Place a large sauté pan or wok over medium-hight heat and coat with non-stick cooking spray. Add your onions and stir constantly to prevent them from sticking.
After 2 minutes, add the bell pepper and mushrooms and turn the heat to medium. Continue to stir and season with salt and pepper. Add the garlic.
After the mushrooms begin to release some liquid, add the celery. Stir, stir, stir! (If anything begins to stick to pan, just add ¼ C of water and scrape the veggies to release them from the bottom of the pan).
Season the veggies once more. Add your asparagus. Saute for another minute and then add your sauce and bring it to a simmer to help thicken the sauce.
Once the sauce is thick and ready-to-go, add your soybeans, spinach, and cilantro. Combine just until spinach begins to wilt and then serve!

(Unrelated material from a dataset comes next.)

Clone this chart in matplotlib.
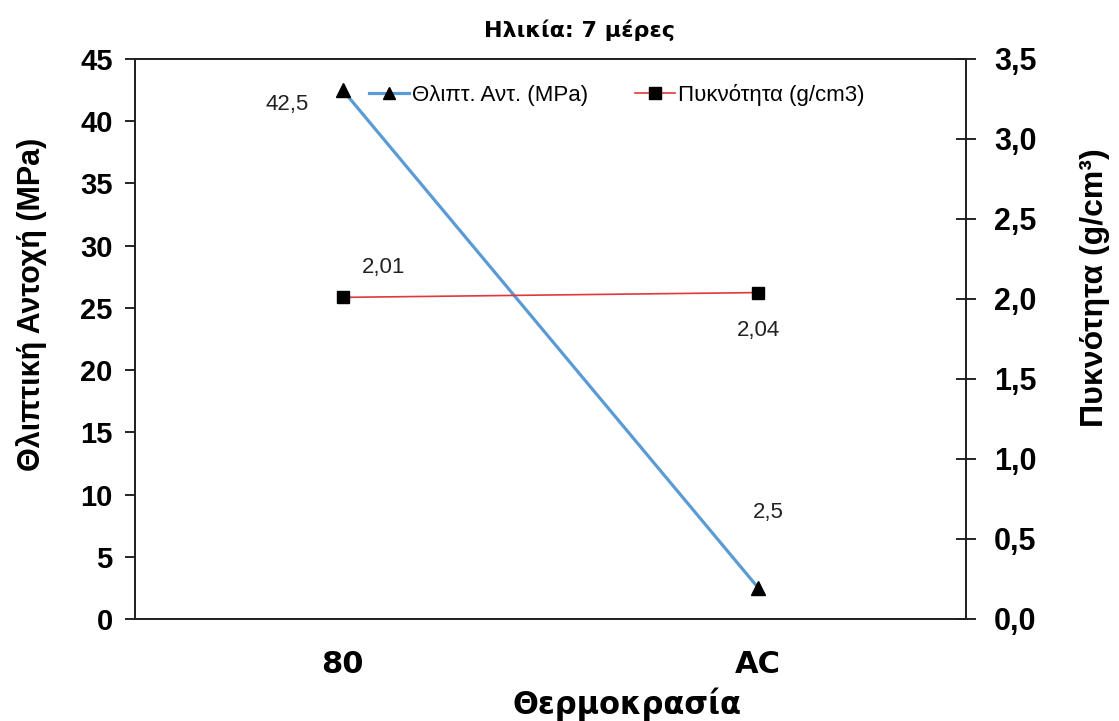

(I serve his stir fry with brown rice. I’ll admit I used Minute Instant Brown Rice because it’s quick, easy, and actually tastes good. I love using brown rice for its obvious health benefits but more importantly its nutty and chewy flavor. If more time was allotted, I would use long grain brown rice but it takes around one hour to cook).